**PROBLEM**
Retype nothing but the lines from the start of the material up to and including the line with "showlegend=False))". Pictures don't belong in the copy.

**DATA TO PROCESS**

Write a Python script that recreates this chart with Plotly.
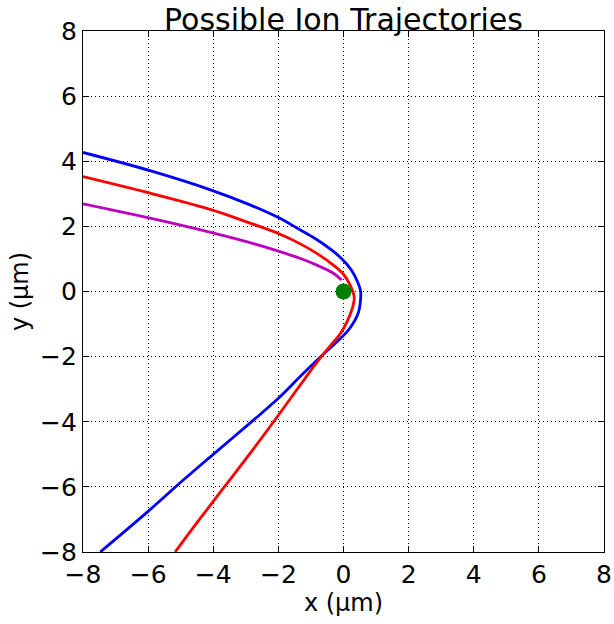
import plotly.graph_objects as go

blue_x = [-8.00, -5.94, -4.02, -2.87, -2.00, -1.36, -0.86, -0.40, -0.07, 0.24, 0.43, 0.52, 0.53,
          0.45, 0.20, -0.15, -0.68, -1.30, -2.00, -2.80, -4.00, -4.92, -6.01, -7.47]
blue_y = [4.27, 3.71, 3.10, 2.66, 2.27, 1.91, 1.62, 1.30, 1.02, 0.66, 0.30, 0.04, -0.15,
          -0.67, -1.12, -1.50, -1.98, -2.58, -3.28, -3.98, -5.00, -5.79, -6.76, -8.00]

red_x = [-8.00, -5.94, -4.02, -2.87, -2.00, -1.34, -0.82, -0.31, 0.00, 0.18, 0.30, 0.33,
         0.27, 0.12, -0.10, -0.40, -0.70, -1.03, -2.00, -2.77, -3.69, -4.50, -5.17]
red_y = [3.53, 3.02, 2.50, 2.10, 1.78, 1.47, 1.17, 0.81, 0.53, 0.24, -0.04, -0.20,
         -0.52, -0.90, -1.30, -1.66, -2.02, -2.46, -3.80, -4.84, -6.04, -7.10, -8.00]

mag_x = [-8.00, -5.94, -4.02, -2.87, -2.00, -1.34, -0.82, -0.31, -0.06]
mag_y = [2.69, 2.25, 1.80, 1.50, 1.24, 1.02, 0.81, 0.56, 0.35]

ion_x = [0.0]
ion_y = [0.0]

tick_vals = [-8, -6, -4, -2, 0, 2, 4, 6, 8]
tick_text = ["\u22128", "\u22126", "\u22124", "\u22122", "0", "2", "4", "6", "8"]

fig = go.Figure()
for xs, ys, col in [(blue_x, blue_y, "#0000ff"), (red_x, red_y, "#ff0000"), (mag_x, mag_y, "#bf00bf")]:
    fig.add_trace(go.Scatter(x=xs, y=ys, mode="lines",
                             line=dict(color=col, width=2.8, shape="spline", smoothing=1.0),
                             showlegend=False, hoverinfo="skip"))
fig.add_trace(go.Scatter(x=ion_x, y=ion_y, mode="markers",
                         marker=dict(color="#008000", size=16, line=dict(color="#008000", width=0)),
                         showlegend=False))

axis_common = dict(range=[-8, 8], tickvals=tick_vals, ticktext=tick_text,
                   showline=True, linecolor="black", linewidth=1.3, mirror="allticks",
                   ticks="inside", ticklen=6, tickwidth=1, tickcolor="black",
                   showgrid=True, gridcolor="black", griddash="1px,3px", gridwidth=1,
                   zeroline=False, tickfont=dict(size=25, color="black"), automargin=False)

fig.update_xaxes(title=dict(text="x (\u00b5m)", font=dict(size=24, color="black"), standoff=4), **axis_common)
fig.update_yaxes(title=dict(text="y (\u00b5m)", font=dict(size=24, color="black"), standoff=4), **axis_common)

fig.update_layout(
    width=614, height=624,
    margin=dict(l=83, r=10, t=31, b=72),
    paper_bgcolor="white", plot_bgcolor="white",
    font=dict(family="DejaVu Sans", color="black"),
    title=dict(text="Possible Ion Trajectories", font=dict(size=30, color="black"),
               x=0.5, xanchor="center", xref="paper", y=1, yref="paper", yanchor="bottom",
               pad=dict(b=1)),
)

fig.write_html("out.html")
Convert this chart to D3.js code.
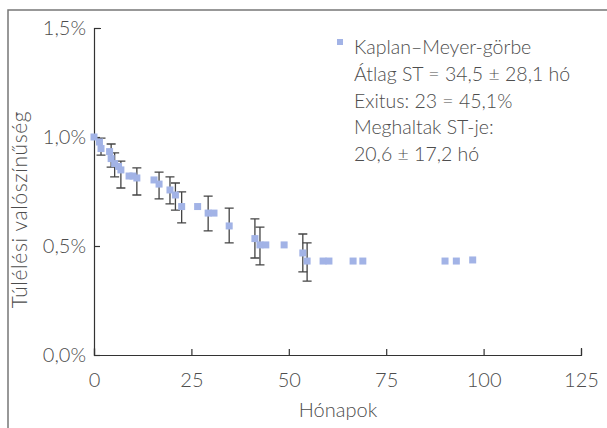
<!DOCTYPE html>
<html>
<head>
<meta charset="utf-8">
<script src="https://cdn.jsdelivr.net/npm/d3@7"></script>
<style>
  body { margin: 0; background: #fff; }
  svg { display: block; font-family: Lato, "Open Sans", sans-serif; font-weight: 300; }
</style>
</head>
<body>
<div id="chart"></div>
<script>
// Kaplan–Meyer survival estimate (months, survival in %)
const months = [0, 1.4, 1.8, 4.0, 4.4, 5.3, 6.3, 6.9, 9.0, 10.0, 11.0, 15.4, 16.7, 19.5, 20.9, 22.5, 26.6, 29.3, 30.8, 34.7, 41.3, 42.6, 44.1, 48.8, 53.6, 54.7, 58.8, 60.3, 66.5, 69.0, 90.1, 93.0, 97.2]
const survival = [1.0, 0.977, 0.947, 0.933, 0.901, 0.878, 0.865, 0.849, 0.821, 0.821, 0.812, 0.803, 0.784, 0.757, 0.734, 0.681, 0.681, 0.651, 0.651, 0.592, 0.534, 0.505, 0.505, 0.505, 0.468, 0.431, 0.431, 0.431, 0.431, 0.431, 0.431, 0.431, 0.436]
// confidence interval ends, null where no bar is drawn
const upper = [null, null, 0.995, null, 0.968, 0.927, null, 0.889, null, null, 0.858, null, 0.839, 0.817, 0.789, 0.748, null, 0.729, null, 0.674, 0.624, 0.587, null, null, 0.555, 0.514, null, null, null, null, null, null, null]
const lower = [null, null, 0.917, null, 0.862, 0.817, null, 0.766, null, null, 0.734, null, 0.716, 0.693, 0.665, 0.606, null, 0.569, null, 0.514, 0.445, 0.413, null, null, 0.381, 0.339, null, null, null, null, null, null, null]

const xTicks = [0, 25, 50, 75, 100, 125]
const yTicks = [0, 0.5, 1.0, 1.5]
const legendLines = ["Kaplan–Meyer-görbe", "Átlag ST = 34,5 ± 28,1 hó", "Exitus: 23 = 45,1%", "Meghaltak ST-je:", "20,6 ± 17,2 hó"]

const width = 607
const height = 428
const textColor = "#4d4d4d"
const axisColor = "#333"
const pointColor = "#a2b3e6"

const svg = d3.select("#chart")
  .append("svg")
  .attr("width", width)
  .attr("height", height)

// outer frame
svg.append("path")
  .attr("d", `M8,${height} V10 H${width}`)
  .attr("fill", "none")
  .attr("stroke", "#777")
  .attr("stroke-width", 1.5)

const x = d3.scaleLinear().domain([0, 125]).range([94, 581])
const y = d3.scaleLinear().domain([0, 1.5]).range([355, 28])

// axes
const xAxis = svg.append("g")
  .attr("transform", `translate(0,${y(0)})`)
  .call(d3.axisBottom(x).tickValues(xTicks).tickSizeInner(-6).tickSizeOuter(-7).tickPadding(18))

const yAxis = svg.append("g")
  .attr("transform", `translate(${x(0)},0)`)
  .call(d3.axisLeft(y).tickValues(yTicks).tickSizeInner(-6).tickSizeOuter(-7).tickPadding(8)
    .tickFormat(d => d.toFixed(1).replace(".", ",") + "%"))

for (const ax of [xAxis, yAxis]) {
  ax.select(".domain").attr("stroke", axisColor).attr("stroke-width", 1.2)
  ax.selectAll(".tick line").attr("stroke", axisColor).attr("stroke-width", 1.2)
  ax.selectAll(".tick text")
    .attr("fill", textColor)
    .style("font-family", "Lato, 'Open Sans', sans-serif")
    .style("font-weight", 300)
    .style("font-size", "20px")
}

// axis titles
svg.append("text")
  .attr("x", 338)
  .attr("y", 417)
  .attr("text-anchor", "middle")
  .attr("fill", textColor)
  .style("font-size", "20px")
  .text("Hónapok")

svg.append("text")
  .attr("transform", `translate(27,${y(0.75) + 18}) rotate(-90)`)
  .attr("text-anchor", "middle")
  .attr("fill", textColor)
  .style("font-size", "21px")
  .style("letter-spacing", "0.6px")
  .text("Túlélési valószínűség")

// error bars
const bars = months.map((m, i) => ({ m, hi: upper[i], lo: lower[i] })).filter(d => d.hi !== null)
const cap = 4.5
const barG = svg.append("g")
  .attr("stroke", "#444")
  .attr("stroke-width", 1.3)
  .attr("fill", "none")

barG.selectAll("path")
  .data(bars)
  .join("path")
  .attr("d", d => {
    const cx = x(d.m), y1 = y(d.hi), y2 = y(d.lo)
    return `M${cx - cap},${y1} H${cx + cap} M${cx},${y1} V${y2} M${cx - cap},${y2} H${cx + cap}`
  })

// survival points
const size = 7
svg.append("g")
  .selectAll("rect")
  .data(months.map((m, i) => ({ m, s: survival[i] })))
  .join("rect")
  .attr("x", d => x(d.m) - size / 2)
  .attr("y", d => y(d.s) - size / 2)
  .attr("width", size)
  .attr("height", size)
  .attr("fill", pointColor)

// legend
svg.append("rect")
  .attr("x", 337)
  .attr("y", 39)
  .attr("width", 6)
  .attr("height", 6)
  .attr("fill", pointColor)

svg.append("text")
  .attr("fill", textColor)
  .style("font-size", "19.5px")
  .selectAll("tspan")
  .data(legendLines)
  .join("tspan")
  .attr("x", 354)
  .attr("y", (d, i) => 54 + i * 26.8)
  .text(d => d)
</script>
</body>
</html>
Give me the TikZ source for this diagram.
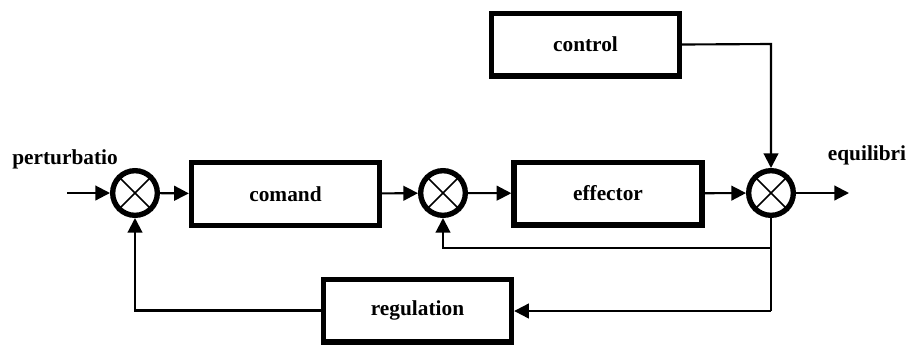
\documentclass[tikz,border=0pt]{standalone}
\usepackage{fontspec}
\setmainfont{Liberation Serif}
\usepackage{tikz}
\usetikzlibrary{arrows.meta}

\begin{document}
\begin{tikzpicture}[
      x=0.75pt, y=-0.75pt,
      every node/.style={font=\fontsize{16}{18}\selectfont\bfseries},
      box/.style={draw, line width=4pt, minimum width=141pt,
                  minimum height=47pt, inner sep=0pt},
      sum/.style={circle, draw, line width=4pt, minimum size=33.5pt,
                  inner sep=0pt},
      arr/.style={-{Triangle[length=11pt, width=11pt]}, line width=1.6pt},
      wire/.style={line width=1.6pt},
      cross/.style={line width=1.2pt},
    ]
    \useasboundingbox (0,0) rectangle (909,344);

    %% Main chain
    \node[sum] (sum1) at (135,193) {};
    \node[box] (comand)   at (285.5,194) {comand};
    \node[sum] (sum2) at (443,193) {};
    \node[box] (effector) at (608,193.5) {effector};
    \node[sum] (sum3) at (771,193) {};

    %% Control and regulation blocks
    \node[box] (control)    at (585.5,44.5) {control};
    \node[box] (regulation) at (417.5,310.5) {regulation};

    %% Texts
    \node (pert)  at (65,159)  {perturbatio};
    \node (equil) at (867,155) {equilibri};

    %% Crosses in the summing points
    \foreach \s in {sum1,sum2,sum3} {
      \draw[cross] (\s.north east) -- (\s.south west);
      \draw[cross] (\s.north west) -- (\s.south east);
    }

    %% Free ends and corners
    \coordinate (in)    at (67,193);
    \coordinate (out)   at (849,193);
    \coordinate (ctrlc) at (771,44);
    \coordinate (fbin)  at (771,248);
    \coordinate (fbout) at (771,311);

    %% Forward path
    \draw[arr] (in)       -- (sum1);
    \draw[arr] (sum1)     -- (comand);
    \draw[arr] (comand)   -- (sum2);
    \draw[arr] (sum2)     -- (effector);
    \draw[arr] (effector) -- (sum3);
    \draw[arr] (sum3)     -- (out);

    %% Control input
    \draw[arr] (control.east) -- (ctrlc) -- (sum3.north);

    %% Inner feedback
    \draw[wire] (sum3.south) -- (fbout);
    \draw[arr] (fbin) -| (sum2.south);

    %% Outer feedback through regulation
    \draw[arr] (fbout) -- (fbout -| regulation.east);
    \draw[arr] (regulation.west) -| (sum1.south);
  \end{tikzpicture}
\end{document}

**SOLVED PROBLEM**
Write a Python script that recreates this chart with Plotly.
import plotly.graph_objects as go

blue_x = [-8.00, -5.94, -4.02, -2.87, -2.00, -1.36, -0.86, -0.40, -0.07, 0.24, 0.43, 0.52, 0.53,
          0.45, 0.20, -0.15, -0.68, -1.30, -2.00, -2.80, -4.00, -4.92, -6.01, -7.47]
blue_y = [4.27, 3.71, 3.10, 2.66, 2.27, 1.91, 1.62, 1.30, 1.02, 0.66, 0.30, 0.04, -0.15,
          -0.67, -1.12, -1.50, -1.98, -2.58, -3.28, -3.98, -5.00, -5.79, -6.76, -8.00]

red_x = [-8.00, -5.94, -4.02, -2.87, -2.00, -1.34, -0.82, -0.31, 0.00, 0.18, 0.30, 0.33,
         0.27, 0.12, -0.10, -0.40, -0.70, -1.03, -2.00, -2.77, -3.69, -4.50, -5.17]
red_y = [3.53, 3.02, 2.50, 2.10, 1.78, 1.47, 1.17, 0.81, 0.53, 0.24, -0.04, -0.20,
         -0.52, -0.90, -1.30, -1.66, -2.02, -2.46, -3.80, -4.84, -6.04, -7.10, -8.00]

mag_x = [-8.00, -5.94, -4.02, -2.87, -2.00, -1.34, -0.82, -0.31, -0.06]
mag_y = [2.69, 2.25, 1.80, 1.50, 1.24, 1.02, 0.81, 0.56, 0.35]

ion_x = [0.0]
ion_y = [0.0]

tick_vals = [-8, -6, -4, -2, 0, 2, 4, 6, 8]
tick_text = ["\u22128", "\u22126", "\u22124", "\u22122", "0", "2", "4", "6", "8"]

fig = go.Figure()
for xs, ys, col in [(blue_x, blue_y, "#0000ff"), (red_x, red_y, "#ff0000"), (mag_x, mag_y, "#bf00bf")]:
    fig.add_trace(go.Scatter(x=xs, y=ys, mode="lines",
                             line=dict(color=col, width=2.8, shape="spline", smoothing=1.0),
                             showlegend=False, hoverinfo="skip"))
fig.add_trace(go.Scatter(x=ion_x, y=ion_y, mode="markers",
                         marker=dict(color="#008000", size=16, line=dict(color="#008000", width=0)),
                         showlegend=False))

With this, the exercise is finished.